━━━━━ LISTED ENTRIES ━━━━━

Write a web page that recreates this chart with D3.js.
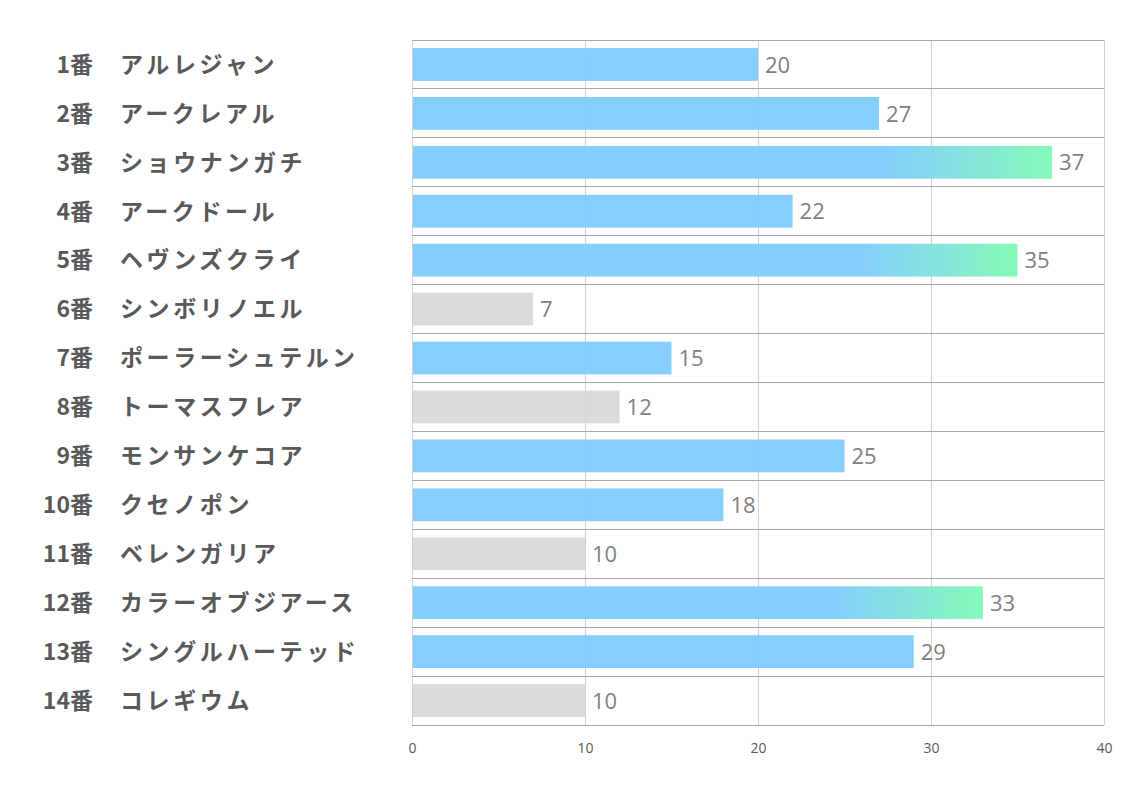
<!DOCTYPE html>
<html><head><meta charset="utf-8">
<script src="https://cdn.jsdelivr.net/npm/d3@7"></script>
<style>
html,body{margin:0;padding:0;background:#fff;}
svg{display:block;}
</style></head>
<body>
<svg id="chart" width="1134" height="793"></svg>
<script>
const numbers = ["1番","2番","3番","4番","5番","6番","7番","8番","9番","10番","11番","12番","13番","14番"];
const names = ["アルレジャン","アークレアル","ショウナンガチ","アークドール","ヘヴンズクライ","シンボリノエル","ポーラーシュテルン","トーマスフレア","モンサンケコア","クセノポン","ベレンガリア","カラーオブジアース","シングルハーテッド","コレギウム"];
const values = [20,27,37,22,35,7,15,12,25,18,10,33,29,10];
const kinds = ["blue","blue","grad","blue","grad","gray","blue","gray","blue","blue","gray","grad","blue","gray"];
const xTicks = [0,10,20,30,40];

const svg = d3.select("#chart");
const pLeft = 412, pRight = 1104, pTop = 40, pBottom = 725;
const x = d3.scaleLinear().domain([0,40]).range([pLeft,pRight]);
const y = d3.scaleBand().domain(numbers).range([pTop,pBottom]).paddingInner(0.33).paddingOuter(0.165);
const step = y.step();

const defs = svg.append("defs");
const g = defs.append("linearGradient").attr("id","grad").attr("x1","0").attr("x2","1").attr("y1","0").attr("y2","0");
g.append("stop").attr("offset","0.74").attr("stop-color","#7ecbfd");
g.append("stop").attr("offset","1").attr("stop-color","#7ffab5");

const fills = {blue:"#7ecbfd", gray:"#d9d9d9", grad:"url(#grad)"};

// vertical grid
svg.append("g").selectAll("line").data(xTicks).join("line")
  .attr("x1",d=>x(d)).attr("x2",d=>x(d)).attr("y1",pTop).attr("y2",pBottom)
  .attr("stroke","#d3d3d3").attr("stroke-width",1).attr("shape-rendering","crispEdges");

// horizontal row lines
const bounds = d3.range(numbers.length+1).map(i=>pTop+i*step);
svg.append("g").selectAll("line").data(bounds).join("line")
  .attr("x1",pLeft).attr("x2",pRight).attr("y1",d=>d).attr("y2",d=>d)
  .attr("stroke","#a6a6a6").attr("stroke-width",1).attr("shape-rendering","crispEdges");

// bars
svg.append("g").selectAll("rect").data(values).join("rect")
  .attr("x",x(0)+1).attr("y",(d,i)=>y(numbers[i]))
  .attr("width",d=>x(d)-x(0)-1).attr("height",y.bandwidth())
  .attr("fill",(d,i)=>fills[kinds[i]]).attr("opacity",0.95);

// value labels
svg.append("g").selectAll("text").data(values).join("text")
  .attr("x",d=>x(d)+7).attr("y",(d,i)=>y(numbers[i])+y.bandwidth()/2)
  .attr("dy","0.37em")
  .attr("font-family","'Open Sans','Noto Sans',sans-serif").attr("font-size",22)
  .attr("fill","#808080").text(d=>d);

// category labels
const lab = svg.append("g");
lab.selectAll("text.num").data(numbers).join("text").attr("class","num")
  .attr("x",93).attr("y",d=>y(d)+y.bandwidth()/2).attr("dy","0.36em")
  .attr("text-anchor","end")
  .attr("font-family","'Noto Sans CJK JP',sans-serif").attr("font-weight","bold").attr("font-size",23)
  .attr("fill","#595959").text(d=>d);
lab.selectAll("text.name").data(names).join("text").attr("class","name")
  .attr("x",120).attr("y",(d,i)=>y(numbers[i])+y.bandwidth()/2).attr("dy","0.36em")
  .attr("font-family","'Noto Sans CJK JP',sans-serif").attr("font-weight","bold").attr("font-size",23)
  .attr("letter-spacing",3.6)
  .attr("fill","#595959").text(d=>d);

// x axis
const ax = svg.append("g").attr("transform",`translate(0,${pBottom})`)
  .call(d3.axisBottom(x).tickValues(xTicks).tickSize(0).tickPadding(18));
ax.select(".domain").remove();
ax.selectAll("text").attr("font-family","'Open Sans','Noto Sans',sans-serif").attr("font-size",14).attr("fill","#595959");
</script>
</body></html>
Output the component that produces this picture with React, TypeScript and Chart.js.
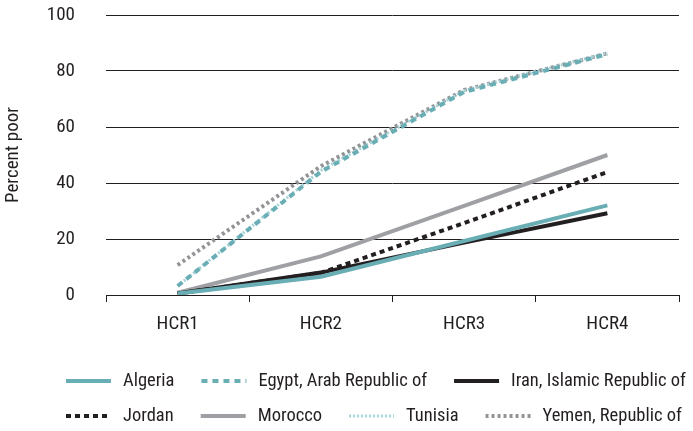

━━━━━

**WHAT IS EXPECTED**:
Will you set down the records word for word while leaving out every picture?

**OUTPUT BELOW**:
Write a web page that recreates this chart with D3.js.
<!DOCTYPE html>
<html><head><meta charset="utf-8">
<script src="https://cdn.jsdelivr.net/npm/d3@7"></script>
<style>
html,body{margin:0;padding:0;background:#fff;}
svg{display:block;}
</style></head>
<body>
<svg id="chart" width="1134" height="793"></svg>
<script>
const numbers = ["1番","2番","3番","4番","5番","6番","7番","8番","9番","10番","11番","12番","13番","14番"];
const names = ["アルレジャン","アークレアル","ショウナンガチ","アークドール","ヘヴンズクライ","シンボリノエル","ポーラーシュテルン","トーマスフレア","モンサンケコア","クセノポン","ベレンガリア","カラーオブジアース","シングルハーテッド","コレギウム"];
const values = [20,27,37,22,35,7,15,12,25,18,10,33,29,10];
const kinds = ["blue","blue","grad","blue","grad","gray","blue","gray","blue","blue","gray","grad","blue","gray"];
const xTicks = [0,10,20,30,40];

const svg = d3.select("#chart");
const pLeft = 412, pRight = 1104, pTop = 40, pBottom = 725;
const x = d3.scaleLinear().domain([0,40]).range([pLeft,pRight]);
const y = d3.scaleBand().domain(numbers).range([pTop,pBottom]).paddingInner(0.33).paddingOuter(0.165);
const step = y.step();

const defs = svg.append("defs");
const g = defs.append("linearGradient").attr("id","grad").attr("x1","0").attr("x2","1").attr("y1","0").attr("y2","0");
g.append("stop").attr("offset","0.74").attr("stop-color","#7ecbfd");
g.append("stop").attr("offset","1").attr("stop-color","#7ffab5");

const fills = {blue:"#7ecbfd", gray:"#d9d9d9", grad:"url(#grad)"};

// vertical grid
svg.append("g").selectAll("line").data(xTicks).join("line")
  .attr("x1",d=>x(d)).attr("x2",d=>x(d)).attr("y1",pTop).attr("y2",pBottom)
  .attr("stroke","#d3d3d3").attr("stroke-width",1).attr("shape-rendering","crispEdges");

// horizontal row lines
const bounds = d3.range(numbers.length+1).map(i=>pTop+i*step);
svg.append("g").selectAll("line").data(bounds).join("line")
  .attr("x1",pLeft).attr("x2",pRight).attr("y1",d=>d).attr("y2",d=>d)
  .attr("stroke","#a6a6a6").attr("stroke-width",1).attr("shape-rendering","crispEdges");

// bars
svg.append("g").selectAll("rect").data(values).join("rect")
  .attr("x",x(0)+1).attr("y",(d,i)=>y(numbers[i]))
  .attr("width",d=>x(d)-x(0)-1).attr("height",y.bandwidth())
  .attr("fill",(d,i)=>fills[kinds[i]]).attr("opacity",0.95);

// value labels
svg.append("g").selectAll("text").data(values).join("text")
  .attr("x",d=>x(d)+7).attr("y",(d,i)=>y(numbers[i])+y.bandwidth()/2)
  .attr("dy","0.37em")
  .attr("font-family","'Open Sans','Noto Sans',sans-serif").attr("font-size",22)
  .attr("fill","#808080").text(d=>d);

// category labels
const lab = svg.append("g");
lab.selectAll("text.num").data(numbers).join("text").attr("class","num")
  .attr("x",93).attr("y",d=>y(d)+y.bandwidth()/2).attr("dy","0.36em")
  .attr("text-anchor","end")
  .attr("font-family","'Noto Sans CJK JP',sans-serif").attr("font-weight","bold").attr("font-size",23)
  .attr("fill","#595959").text(d=>d);
lab.selectAll("text.name").data(names).join("text").attr("class","name")
  .attr("x",120).attr("y",(d,i)=>y(numbers[i])+y.bandwidth()/2).attr("dy","0.36em")
  .attr("font-family","'Noto Sans CJK JP',sans-serif").attr("font-weight","bold").attr("font-size",23)
  .attr("letter-spacing",3.6)
  .attr("fill","#595959").text(d=>d);

// x axis
const ax = svg.append("g").attr("transform",`translate(0,${pBottom})`)
  .call(d3.axisBottom(x).tickValues(xTicks).tickSize(0).tickPadding(18));
ax.select(".domain").remove();
ax.selectAll("text").attr("font-family","'Open Sans','Noto Sans',sans-serif").attr("font-size",14).attr("fill","#595959");
</script>
</body></html>
Output the component that produces this picture with React, TypeScript and Chart.js.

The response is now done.